(DATASET EXTRACT)
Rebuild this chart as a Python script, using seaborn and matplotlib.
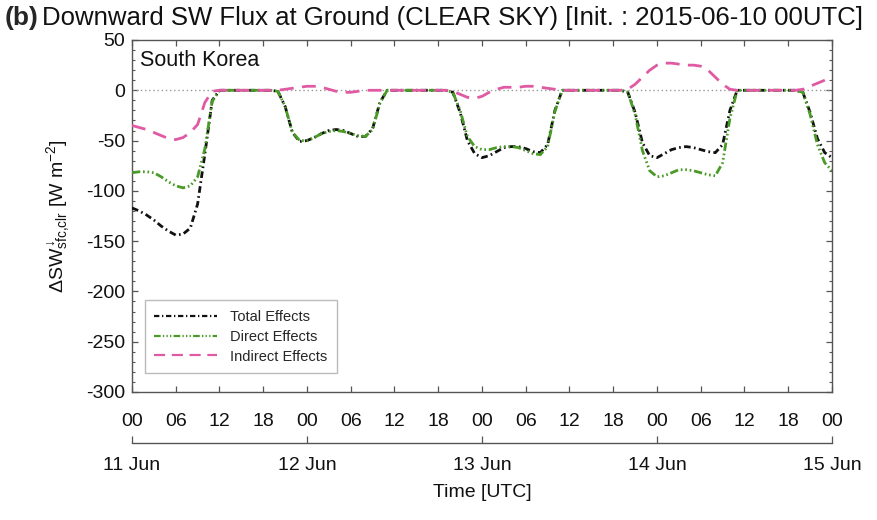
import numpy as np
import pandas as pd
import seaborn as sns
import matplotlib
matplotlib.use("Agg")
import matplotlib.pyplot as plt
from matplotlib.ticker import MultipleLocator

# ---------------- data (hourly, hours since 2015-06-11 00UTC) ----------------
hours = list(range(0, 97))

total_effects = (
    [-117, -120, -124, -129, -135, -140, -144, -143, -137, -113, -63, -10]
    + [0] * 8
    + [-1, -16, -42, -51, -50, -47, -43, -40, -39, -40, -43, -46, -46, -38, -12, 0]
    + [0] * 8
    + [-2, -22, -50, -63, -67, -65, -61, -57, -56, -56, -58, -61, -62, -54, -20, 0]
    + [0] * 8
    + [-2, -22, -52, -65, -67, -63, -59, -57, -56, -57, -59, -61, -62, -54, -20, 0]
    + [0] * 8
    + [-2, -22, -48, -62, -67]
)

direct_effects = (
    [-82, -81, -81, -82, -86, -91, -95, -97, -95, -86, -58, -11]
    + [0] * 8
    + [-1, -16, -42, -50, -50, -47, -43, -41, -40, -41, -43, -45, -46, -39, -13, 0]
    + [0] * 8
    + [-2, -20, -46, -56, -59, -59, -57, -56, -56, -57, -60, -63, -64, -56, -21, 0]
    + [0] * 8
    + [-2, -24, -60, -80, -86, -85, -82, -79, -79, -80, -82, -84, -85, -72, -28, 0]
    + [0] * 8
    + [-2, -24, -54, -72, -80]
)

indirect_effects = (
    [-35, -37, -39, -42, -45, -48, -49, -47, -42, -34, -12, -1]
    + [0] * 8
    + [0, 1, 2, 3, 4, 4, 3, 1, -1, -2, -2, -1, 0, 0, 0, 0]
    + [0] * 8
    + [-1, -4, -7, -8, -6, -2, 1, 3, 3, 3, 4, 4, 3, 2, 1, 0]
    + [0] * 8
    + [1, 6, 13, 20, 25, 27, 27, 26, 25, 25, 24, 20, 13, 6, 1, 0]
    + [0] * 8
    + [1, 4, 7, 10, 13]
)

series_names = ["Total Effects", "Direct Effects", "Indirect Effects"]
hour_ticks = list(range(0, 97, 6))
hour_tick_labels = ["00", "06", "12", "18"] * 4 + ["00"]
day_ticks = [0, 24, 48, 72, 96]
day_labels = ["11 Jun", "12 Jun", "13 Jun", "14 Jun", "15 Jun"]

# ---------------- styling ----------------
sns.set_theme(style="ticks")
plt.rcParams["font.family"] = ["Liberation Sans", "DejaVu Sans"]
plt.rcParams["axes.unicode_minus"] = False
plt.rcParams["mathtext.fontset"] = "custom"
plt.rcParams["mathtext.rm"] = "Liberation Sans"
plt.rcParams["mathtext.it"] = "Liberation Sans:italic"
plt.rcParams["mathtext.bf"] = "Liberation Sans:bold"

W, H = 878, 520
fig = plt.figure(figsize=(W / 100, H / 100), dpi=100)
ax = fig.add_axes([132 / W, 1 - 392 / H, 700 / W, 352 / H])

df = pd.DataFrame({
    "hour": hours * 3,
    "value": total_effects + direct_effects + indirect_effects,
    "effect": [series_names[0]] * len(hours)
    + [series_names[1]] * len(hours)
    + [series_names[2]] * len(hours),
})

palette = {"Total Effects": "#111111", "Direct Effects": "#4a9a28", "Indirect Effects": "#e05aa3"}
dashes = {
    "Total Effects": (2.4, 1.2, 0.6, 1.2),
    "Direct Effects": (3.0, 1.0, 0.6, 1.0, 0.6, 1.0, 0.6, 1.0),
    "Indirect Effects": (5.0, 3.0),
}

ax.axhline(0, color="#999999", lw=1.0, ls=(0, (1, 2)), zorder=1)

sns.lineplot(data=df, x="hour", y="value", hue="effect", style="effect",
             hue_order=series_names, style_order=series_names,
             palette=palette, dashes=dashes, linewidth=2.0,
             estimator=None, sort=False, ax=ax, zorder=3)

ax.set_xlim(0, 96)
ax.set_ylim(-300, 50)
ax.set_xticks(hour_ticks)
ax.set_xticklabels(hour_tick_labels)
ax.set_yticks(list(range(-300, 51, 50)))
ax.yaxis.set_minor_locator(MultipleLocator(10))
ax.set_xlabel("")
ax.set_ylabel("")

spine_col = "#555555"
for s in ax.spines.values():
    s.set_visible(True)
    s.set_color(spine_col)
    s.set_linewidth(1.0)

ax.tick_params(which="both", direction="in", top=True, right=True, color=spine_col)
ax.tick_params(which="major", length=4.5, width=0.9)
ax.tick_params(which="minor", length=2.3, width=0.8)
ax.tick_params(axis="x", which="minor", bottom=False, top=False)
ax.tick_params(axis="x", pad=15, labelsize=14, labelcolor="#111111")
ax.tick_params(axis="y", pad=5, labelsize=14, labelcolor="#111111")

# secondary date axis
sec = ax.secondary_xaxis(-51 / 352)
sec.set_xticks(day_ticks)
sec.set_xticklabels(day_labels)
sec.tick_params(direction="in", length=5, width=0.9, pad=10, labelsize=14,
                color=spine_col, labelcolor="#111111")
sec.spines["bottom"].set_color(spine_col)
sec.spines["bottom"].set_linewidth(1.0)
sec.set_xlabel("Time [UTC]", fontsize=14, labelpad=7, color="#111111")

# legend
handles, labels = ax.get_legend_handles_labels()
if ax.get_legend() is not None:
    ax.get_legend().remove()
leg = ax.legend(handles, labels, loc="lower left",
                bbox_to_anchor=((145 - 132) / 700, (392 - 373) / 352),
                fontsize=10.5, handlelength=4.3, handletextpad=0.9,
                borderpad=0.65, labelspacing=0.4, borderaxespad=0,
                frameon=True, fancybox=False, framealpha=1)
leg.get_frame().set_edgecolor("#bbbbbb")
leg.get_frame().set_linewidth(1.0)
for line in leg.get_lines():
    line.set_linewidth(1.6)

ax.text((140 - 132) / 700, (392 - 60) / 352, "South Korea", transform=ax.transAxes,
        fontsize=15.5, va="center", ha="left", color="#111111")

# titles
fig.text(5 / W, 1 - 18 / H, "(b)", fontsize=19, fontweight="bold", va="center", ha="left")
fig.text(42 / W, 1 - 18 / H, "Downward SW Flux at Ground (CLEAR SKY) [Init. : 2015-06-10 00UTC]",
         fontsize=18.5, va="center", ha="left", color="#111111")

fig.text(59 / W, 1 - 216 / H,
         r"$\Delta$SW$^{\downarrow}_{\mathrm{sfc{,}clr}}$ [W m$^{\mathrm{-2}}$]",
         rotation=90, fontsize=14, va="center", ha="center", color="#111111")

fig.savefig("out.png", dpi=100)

(TASK INSTRUCTIONS)
Without the pictures, write out the whole listing above exactly as it appears.

(RESULT OF THE EXERCISE)
Rebuild this chart as a Python script, using seaborn and matplotlib.
import numpy as np
import pandas as pd
import seaborn as sns
import matplotlib
matplotlib.use("Agg")
import matplotlib.pyplot as plt
from matplotlib.ticker import MultipleLocator

# ---------------- data (hourly, hours since 2015-06-11 00UTC) ----------------
hours = list(range(0, 97))

total_effects = (
    [-117, -120, -124, -129, -135, -140, -144, -143, -137, -113, -63, -10]
    + [0] * 8
    + [-1, -16, -42, -51, -50, -47, -43, -40, -39, -40, -43, -46, -46, -38, -12, 0]
    + [0] * 8
    + [-2, -22, -50, -63, -67, -65, -61, -57, -56, -56, -58, -61, -62, -54, -20, 0]
    + [0] * 8
    + [-2, -22, -52, -65, -67, -63, -59, -57, -56, -57, -59, -61, -62, -54, -20, 0]
    + [0] * 8
    + [-2, -22, -48, -62, -67]
)

direct_effects = (
    [-82, -81, -81, -82, -86, -91, -95, -97, -95, -86, -58, -11]
    + [0] * 8
    + [-1, -16, -42, -50, -50, -47, -43, -41, -40, -41, -43, -45, -46, -39, -13, 0]
    + [0] * 8
    + [-2, -20, -46, -56, -59, -59, -57, -56, -56, -57, -60, -63, -64, -56, -21, 0]
    + [0] * 8
    + [-2, -24, -60, -80, -86, -85, -82, -79, -79, -80, -82, -84, -85, -72, -28, 0]
    + [0] * 8
    + [-2, -24, -54, -72, -80]
)

indirect_effects = (
    [-35, -37, -39, -42, -45, -48, -49, -47, -42, -34, -12, -1]
    + [0] * 8
    + [0, 1, 2, 3, 4, 4, 3, 1, -1, -2, -2, -1, 0, 0, 0, 0]
    + [0] * 8
    + [-1, -4, -7, -8, -6, -2, 1, 3, 3, 3, 4, 4, 3, 2, 1, 0]
    + [0] * 8
    + [1, 6, 13, 20, 25, 27, 27, 26, 25, 25, 24, 20, 13, 6, 1, 0]
    + [0] * 8
    + [1, 4, 7, 10, 13]
)

series_names = ["Total Effects", "Direct Effects", "Indirect Effects"]
hour_ticks = list(range(0, 97, 6))
hour_tick_labels = ["00", "06", "12", "18"] * 4 + ["00"]
day_ticks = [0, 24, 48, 72, 96]
day_labels = ["11 Jun", "12 Jun", "13 Jun", "14 Jun", "15 Jun"]

# ---------------- styling ----------------
sns.set_theme(style="ticks")
plt.rcParams["font.family"] = ["Liberation Sans", "DejaVu Sans"]
plt.rcParams["axes.unicode_minus"] = False
plt.rcParams["mathtext.fontset"] = "custom"
plt.rcParams["mathtext.rm"] = "Liberation Sans"
plt.rcParams["mathtext.it"] = "Liberation Sans:italic"
plt.rcParams["mathtext.bf"] = "Liberation Sans:bold"

W, H = 878, 520
fig = plt.figure(figsize=(W / 100, H / 100), dpi=100)
ax = fig.add_axes([132 / W, 1 - 392 / H, 700 / W, 352 / H])

df = pd.DataFrame({
    "hour": hours * 3,
    "value": total_effects + direct_effects + indirect_effects,
    "effect": [series_names[0]] * len(hours)
    + [series_names[1]] * len(hours)
    + [series_names[2]] * len(hours),
})

palette = {"Total Effects": "#111111", "Direct Effects": "#4a9a28", "Indirect Effects": "#e05aa3"}
dashes = {
    "Total Effects": (2.4, 1.2, 0.6, 1.2),
    "Direct Effects": (3.0, 1.0, 0.6, 1.0, 0.6, 1.0, 0.6, 1.0),
    "Indirect Effects": (5.0, 3.0),
}

ax.axhline(0, color="#999999", lw=1.0, ls=(0, (1, 2)), zorder=1)

sns.lineplot(data=df, x="hour", y="value", hue="effect", style="effect",
             hue_order=series_names, style_order=series_names,
             palette=palette, dashes=dashes, linewidth=2.0,
             estimator=None, sort=False, ax=ax, zorder=3)

ax.set_xlim(0, 96)
ax.set_ylim(-300, 50)
ax.set_xticks(hour_ticks)
ax.set_xticklabels(hour_tick_labels)
ax.set_yticks(list(range(-300, 51, 50)))
ax.yaxis.set_minor_locator(MultipleLocator(10))
ax.set_xlabel("")
ax.set_ylabel("")

spine_col = "#555555"
for s in ax.spines.values():
    s.set_visible(True)
    s.set_color(spine_col)
    s.set_linewidth(1.0)

ax.tick_params(which="both", direction="in", top=True, right=True, color=spine_col)
ax.tick_params(which="major", length=4.5, width=0.9)
ax.tick_params(which="minor", length=2.3, width=0.8)
ax.tick_params(axis="x", which="minor", bottom=False, top=False)
ax.tick_params(axis="x", pad=15, labelsize=14, labelcolor="#111111")
ax.tick_params(axis="y", pad=5, labelsize=14, labelcolor="#111111")

# secondary date axis
sec = ax.secondary_xaxis(-51 / 352)
sec.set_xticks(day_ticks)
sec.set_xticklabels(day_labels)
sec.tick_params(direction="in", length=5, width=0.9, pad=10, labelsize=14,
                color=spine_col, labelcolor="#111111")
sec.spines["bottom"].set_color(spine_col)
sec.spines["bottom"].set_linewidth(1.0)
sec.set_xlabel("Time [UTC]", fontsize=14, labelpad=7, color="#111111")

# legend
handles, labels = ax.get_legend_handles_labels()
if ax.get_legend() is not None:
    ax.get_legend().remove()
leg = ax.legend(handles, labels, loc="lower left",
                bbox_to_anchor=((145 - 132) / 700, (392 - 373) / 352),
                fontsize=10.5, handlelength=4.3, handletextpad=0.9,
                borderpad=0.65, labelspacing=0.4, borderaxespad=0,
                frameon=True, fancybox=False, framealpha=1)
leg.get_frame().set_edgecolor("#bbbbbb")
leg.get_frame().set_linewidth(1.0)
for line in leg.get_lines():
    line.set_linewidth(1.6)

ax.text((140 - 132) / 700, (392 - 60) / 352, "South Korea", transform=ax.transAxes,
        fontsize=15.5, va="center", ha="left", color="#111111")

# titles
fig.text(5 / W, 1 - 18 / H, "(b)", fontsize=19, fontweight="bold", va="center", ha="left")
fig.text(42 / W, 1 - 18 / H, "Downward SW Flux at Ground (CLEAR SKY) [Init. : 2015-06-10 00UTC]",
         fontsize=18.5, va="center", ha="left", color="#111111")

fig.text(59 / W, 1 - 216 / H,
         r"$\Delta$SW$^{\downarrow}_{\mathrm{sfc{,}clr}}$ [W m$^{\mathrm{-2}}$]",
         rotation=90, fontsize=14, va="center", ha="center", color="#111111")

fig.savefig("out.png", dpi=100)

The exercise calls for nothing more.